Immortals (Yaşamayanlar) is a 2018 Turkish web series starring Elçin Sangu, Kerem Bürsin and Birkan Sokullu.

==Plot==
The plot is set in Istanbul and revolves around the vampire Mia (Elçin Sangu) who wants to kill the vampire who turned her, Dmitry (Kerem Bürsin), so that she will return to being a human again.

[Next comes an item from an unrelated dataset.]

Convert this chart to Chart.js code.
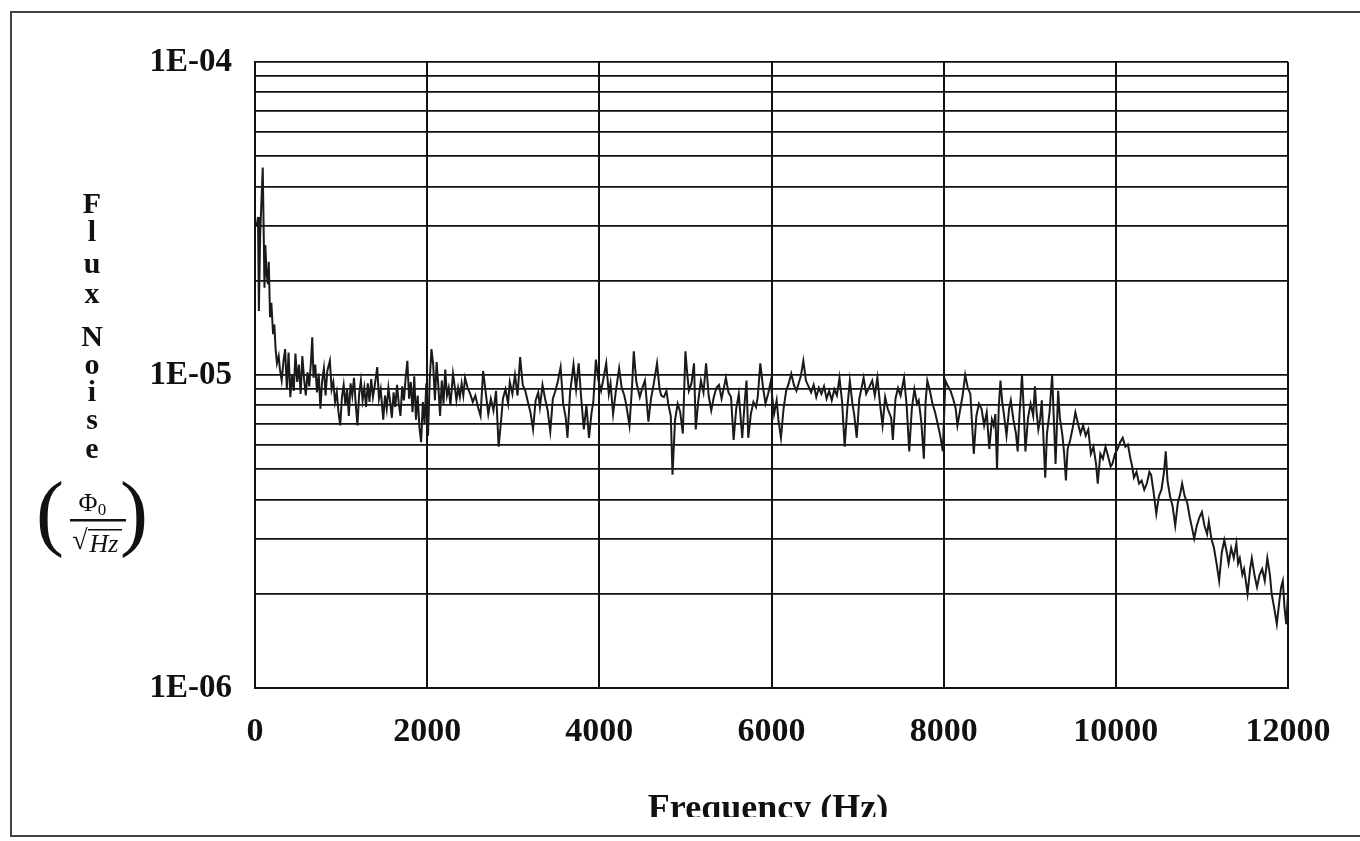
<!DOCTYPE html>
<html>
<head>
<meta charset="utf-8">
<script src="https://cdn.jsdelivr.net/npm/chart.js@4/dist/chart.umd.min.js"></script>
<style>
html,body{margin:0;padding:0;background:#fff;}
canvas{display:block;}
</style>
</head>
<body>
<canvas id="c" width="1360" height="841"></canvas>
<script>
// Frequency (Hz) of each read sample
const freqHz = [
20,35,45,60,75,90,100,110,120,135,150,160,175,190,210,225,240,255,275,290,310,330,350,370,390,410,430,450,470,490,510,530,550,570,590,610,630,650,665,680,700,720,740,760,780,800,820,840,870,890,910,930,950,970,990,1010,1030,1050,1070,1090,1110,1130,1150,1170,1190,1210,1230,1250,1270,1290,1310,1330,1350,1370,1390,1420,1440,1460,1490,1510,1530,1550,1570,1590,1610,1630,1650,1670,1690,1710,1730,1750,1770,1790,1810,1830,1850,1870,1890,1910,1930,1950,1970,1990,2010,2030,2050,2070,2090,2110,2130,2150,2170,2190,2210,2230,2250,2270,2300,2320,2340,2360,2380,2400,2420,2440,
2470,2500,2530,2560,2590,2620,2650,2680,2710,2740,2770,2800,2830,2860,2880,2910,2940,2960,2990,3020,3050,3080,3110,3140,3170,3200,3230,3260,3290,3310,3340,3370,3400,3430,3460,3490,3520,3550,3580,3610,3630,3660,3680,3700,3730,3760,3790,3820,3850,3880,3910,3930,3960,3990,4020,4050,4080,4110,4130,4160,4190,4230,4260,4290,4310,4350,4380,4400,4430,4470,4500,4530,4570,4600,4630,4670,4700,4720,4750,
4780,4800,4830,4850,4880,4910,4940,4970,5000,5020,5040,5070,5100,5120,5150,5180,5210,5240,5270,5300,5330,5360,5390,5420,5450,5470,5500,5530,5560,5590,5620,5640,5660,5690,5710,5730,5760,5790,5820,5840,5870,5900,5930,5960,5990,6030,6060,6080,6110,6140,6170,6200,6230,6260,6290,6320,6340,6370,6400,6430,6460,6490,6520,6550,6580,6610,6640,6670,6700,6730,6760,6790,6820,6850,6880,6910,6940,6960,6990,7020,7050,7070,7100,7140,7170,7200,7230,
7260,7290,7320,7350,7390,7410,7440,7470,7500,7540,7570,7600,7630,7660,7690,7710,7740,7770,7790,7810,7840,7870,7900,7930,7960,7990,8020,8050,8080,8110,8140,8160,8190,8220,8250,8280,8310,8350,8380,8410,8440,8470,8500,8530,8560,8580,8600,8620,8640,8660,8680,8700,8730,8760,8780,8810,8840,8860,8880,8910,8930,8950,8980,9010,9040,9060,9080,9100,9120,9140,9160,9180,9200,9230,9260,9280,9300,9330,9350,9380,9400,9420,9440,9470,9500,9530,9560,
9590,9620,9650,9680,9710,9740,9770,9790,9820,9850,9880,9910,9940,9960,9990,10020,10050,10080,10110,10140,10170,10190,10210,10240,10270,10300,10330,10360,10390,10410,10440,10470,10500,10530,10560,10580,10600,10630,10660,10690,10720,10750,10770,10800,10830,10860,10890,10910,10940,10970,11000,11030,11060,11080,11110,11140,11170,11200,11230,11260,11290,11310,11340,11370,11400,11420,11440,11470,11490,11510,11530,11560,11580,11610,11640,11670,11700,11730,11760,11790,11810,11840,11870,11900,11920,11940,11960,11980,12000
];
// Flux noise in units of 1E-06 Phi0/sqrt(Hz)
const fluxNoiseMicro = [
30,32,16,28,36,46,30,19,26,21,19.5,23,15.3,17,13.5,14.5,12,10.9,11.5,10.4,9.6,11,12.1,9,11.8,8.5,10,8.9,11.7,9.5,10.8,8.7,11.5,9.7,8.6,10.2,9.2,11,13.2,9.8,10.8,8.8,10.1,7.8,9.6,10.5,8.6,10.3,11.1,9,9.5,8.2,8.8,7.6,6.9,8.5,9.3,8,9,7.4,9.4,8.6,9.8,8.1,6.9,8.7,9.6,8.3,9.1,7.9,9.4,8.2,9.7,8.5,9.2,10.6,8.4,9,7.2,8.6,7.8,9.1,8.2,7.3,8.8,7.9,9.3,8.1,7.4,9.2,8.3,9.8,11.1,8.4,9.5,7.6,9.9,7.2,8.6,6.8,6.1,8.2,7,9.4,6.4,9.7,12.1,10.8,8.3,11,9.2,7.4,9.6,8.1,10.4,8.6,9.1,8,10.1,9.2,8.3,9.1,8.5,9.4,8.6,9.8,
9.1,8.7,8.2,8.6,7.9,7.4,10.3,8.8,7.5,8.4,7.7,8.9,5.9,7.2,8.4,9,8.1,9.5,8.7,10,8.6,11.4,9.3,8.9,8.2,7.6,6.7,8.3,8.8,7.9,9.3,8.4,7.7,6.6,8.4,8.9,9.6,10.6,8.1,7.3,6.3,8.8,9.7,10.8,9,10.9,8.4,6.7,8,6.3,7.6,8.2,11.2,9.6,8.9,9.8,10.9,8.7,9.4,7.5,8.8,10.5,9.1,8.6,8.1,6.9,9.2,11.9,9.5,8.5,9.1,9.6,7.1,8.4,9.3,10.9,9,8.6,8.5,
8.9,8.1,7.4,4.8,7.2,8.1,7.6,6.5,11.9,10.2,8.9,9.4,10.9,6.7,8.3,9.6,8.8,10.9,8.6,7.7,8.5,9.1,9.3,8.4,9.2,9.8,8.8,8.5,6.2,7.8,8.7,7.4,6.3,8.3,9.6,6.3,7.5,8.2,7.9,8.5,10.9,9.2,8.1,8.7,9.5,7.5,8.3,7.2,6.3,7.8,8.9,9.4,10.1,9.3,8.9,9.5,9.9,11.1,9.6,9.2,8.8,9.3,8.5,9.1,8.7,9.2,8.4,8.9,8.3,9,8.6,9.8,8.2,5.9,7.8,9.6,8.1,7.5,6.3,8.4,9.2,9.8,8.7,9.2,9.6,8.6,9.8,
8.1,6.9,8.5,7.8,7.3,6.2,8.4,9.1,8.6,9.8,8,5.7,7.8,9,8.1,8.3,7.1,5.4,8.2,9.6,8.9,8.1,7.6,7,6.4,5.7,9.6,9.2,8.9,8.4,7.8,6.9,7.7,8.6,10,9.1,8.7,5.6,7.4,8.1,7.8,6.9,7.6,5.8,7.2,6.9,7.5,5,7.9,9.6,8.2,7.5,6.4,7.8,8.3,7.2,6.5,5.7,7.4,10,7.8,5.7,7.3,8.1,7.4,9.2,7.6,6.7,7.2,8.3,6.2,4.7,6.5,7.6,10,7.2,5.2,8.9,7.3,6.4,5.6,4.6,5.8,6.2,6.8,7.6,7,
6.5,6.9,6.4,6.7,5.6,5.9,5.2,4.5,5.6,5.4,5.9,5.5,5.1,5.2,5.6,5.8,6.1,6.3,5.9,6,5.4,5.1,4.7,4.9,4.5,4.6,4.3,4.5,4.9,4.8,4.2,3.6,4.1,4.3,4.9,5.7,4.6,4.1,3.8,3.3,3.9,4.2,4.5,4.1,3.9,3.5,3.2,3.0,3.3,3.5,3.65,3.3,3.1,3.4,3.0,2.8,2.5,2.2,2.7,2.97,2.7,2.5,2.8,2.6,2.9,2.5,2.6,2.3,2.4,2.2,2.0,2.4,2.6,2.3,2.1,2.3,2.4,2.2,2.6,2.3,2.0,1.8,1.6,1.9,2.1,2.2,1.8,1.6,2.0
];
const xTickValues = [0,2000,4000,6000,8000,10000,12000];
const yDecades = [1e-6,1e-5,1e-4];
const yTickLabels = ['1E-06','1E-05','1E-04'];
const yMinorMultiples = [1,2,3,4,5,6,7,8,9];
const xAxisTitle = 'Frequency (Hz)';
const yAxisTitleLetters = ['F','l','u','x','N','o','i','s','e'];

const points = freqHz.map((f,i)=>({x:f, y:fluxNoiseMicro[i]*1e-6}));

const serif = "'Liberation Serif','DejaVu Serif',serif";
const PLOT = {left:255, right:1288, top:62, bottom:688};

const decorPlugin = {
  id:'decor',
  afterDraw(chart){
    const ctx = chart.ctx;
    ctx.save();
    // outer frame
    ctx.strokeStyle = '#444';
    ctx.lineWidth = 2;
    ctx.beginPath();
    ctx.moveTo(1360,12); ctx.lineTo(11,12); ctx.lineTo(11,836); ctx.lineTo(1360,836);
    ctx.stroke();
    // x-axis title (clipped at bottom like the reference)
    ctx.save();
    ctx.beginPath(); ctx.rect(0,780,1360,37); ctx.clip();
    ctx.fillStyle = '#111';
    ctx.font = 'bold 36px ' + serif;
    ctx.textAlign = 'center'; ctx.textBaseline = 'alphabetic';
    ctx.fillText(xAxisTitle, 768, 819);
    ctx.restore();
    // y-axis title stacked letters
    ctx.fillStyle = '#111';
    ctx.font = 'bold 30px ' + serif;
    ctx.textAlign = 'center'; ctx.textBaseline = 'middle';
    const ys = [205,233,265,295,338,366,393,421,450];
    yAxisTitleLetters.forEach((ch,i)=>ctx.fillText(ch, 92, ys[i]));
    // units fraction with parentheses
    ctx.font = '84px ' + serif;
    ctx.textBaseline = 'middle';
    ctx.fillText('(', 50, 518);
    ctx.fillText(')', 134, 518);
    ctx.font = '26px ' + serif;
    ctx.fillText('\u03A6', 88, 504);
    ctx.font = '17px ' + serif;
    ctx.fillText('0', 102, 511);
    ctx.fillRect(70, 519, 56, 2.5);
    ctx.font = 'italic 26px ' + serif;
    ctx.fillText('Hz', 104, 545);
    ctx.font = '28px ' + serif;
    ctx.fillText('\u221A', 80, 542);
    ctx.fillRect(88, 529, 34, 1.5);
    ctx.restore();
  }
};

new Chart(document.getElementById('c'), {
  type:'line',
  data:{ datasets:[{
    data: points,
    borderColor:'#1a1a1a',
    borderWidth:2,
    pointRadius:0,
    tension:0,
    fill:false
  }]},
  options:{
    responsive:false,
    animation:false,
    devicePixelRatio:1,
    layout:{padding:{top:PLOT.top, right:1360-PLOT.right, left:0, bottom:0}},
    plugins:{legend:{display:false}, tooltip:{enabled:false}},
    scales:{
      x:{
        type:'linear', min:0, max:12000,
        afterBuildTicks(s){ s.ticks = xTickValues.map(v=>({value:v})); },
        afterFit(s){ s.height = 841 - PLOT.bottom; },
        grid:{color:'#111', lineWidth:2, drawTicks:false},
        border:{color:'#111', width:2},
        ticks:{ color:'#111', padding:24, maxRotation:0, autoSkip:false,
          font:{family:serif, size:34, weight:'bold'},
          callback:(v)=>String(v) }
      },
      y:{
        type:'logarithmic', min:1e-6, max:1e-4,
        afterBuildTicks(s){
          const t = [];
          yDecades.slice(0,2).forEach(d=>yMinorMultiples.forEach(m=>t.push({value:m*d})));
          t.push({value:yDecades[2]});
          s.ticks = t;
        },
        afterFit(s){ s.width = PLOT.left; },
        grid:{color:'#111', lineWidth:1.8, drawTicks:false},
        border:{color:'#111', width:2},
        ticks:{ color:'#111', padding:23, autoSkip:false,
          font:{family:serif, size:33, weight:'bold'},
          callback:(v)=>{
            const i = yDecades.findIndex(d=>Math.abs(v-d)/d < 1e-6);
            return i>=0 ? yTickLabels[i] : '';
          } }
      }
    }
  },
  plugins:[decorPlugin]
});
</script>
</body>
</html>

To be able to do that, Mia first has to gain Dmitry's confidence.

== Episodes ==
=== Season 1 (2018) ===

| Episode | Director | Writer | Release date | Platform |
| Episode 1 | Alphan Eşeli | Şamil Yılmaz | September 6, 2018 | BluTV |
| Episode 2 | Alphan Eşeli | Şamil Yılmaz | September 6, 2018 |
| Episode 3 | Alphan Eşeli | Şamil Yılmaz | September 13, 2018 |
| Episode 4 | Alphan Eşeli | Şamil Yılmaz | September 20, 2018 |
| 5. Episode | Alphan Eşeli | Şamil Yılmaz | September 27, 2018 |
| Episode 6 | Alphan Eşeli | Şamil Yılmaz | October 4, 2018 |
| Episode 7 | Alphan Eşeli | Şamil Yılmaz | October 11, 2018 |
| Episode 8 (Final) | Alphan Eşeli | Şamil Yılmaz | October 18, 2018 |

== Release schedule ==

| Season | First broadcast | Last broadcast | Episode range | Number of episodes shot | Release year | Platform |
|---|---|---|---|---|---|---|
| Season 1 | September 6, 2018 | October 18, 2018 | 1-8 | 8 | 2018 | BluTV |

==Cast==
- Elçin Sangu as Mia
- Kerem Bürsin as Dmitry
- Birkan Sokullu as Numel
- Selma Ergeç as Karmen
- Nilperi Şahinkaya as Melisa
- Efecan Şenolsun as Sercan
- Türkü Turan as Zehra
- Elit İşcan as Ayşe
- Oral Özer as Yavuz
- Hazal Türesan as Yisa
- İpek Tenolcay as Mari
- Edip Tepeli as Sisman
- Erdeniz Kurucan as Turgut
- Birce Kırkova as Beril Acar

==Release==
Immortals was released between July 17, 2018 and October 18, 2018 on BluTV

It is known as "Mia The Vampire" (ミア・ザ・ヴァンパイア) in Japan.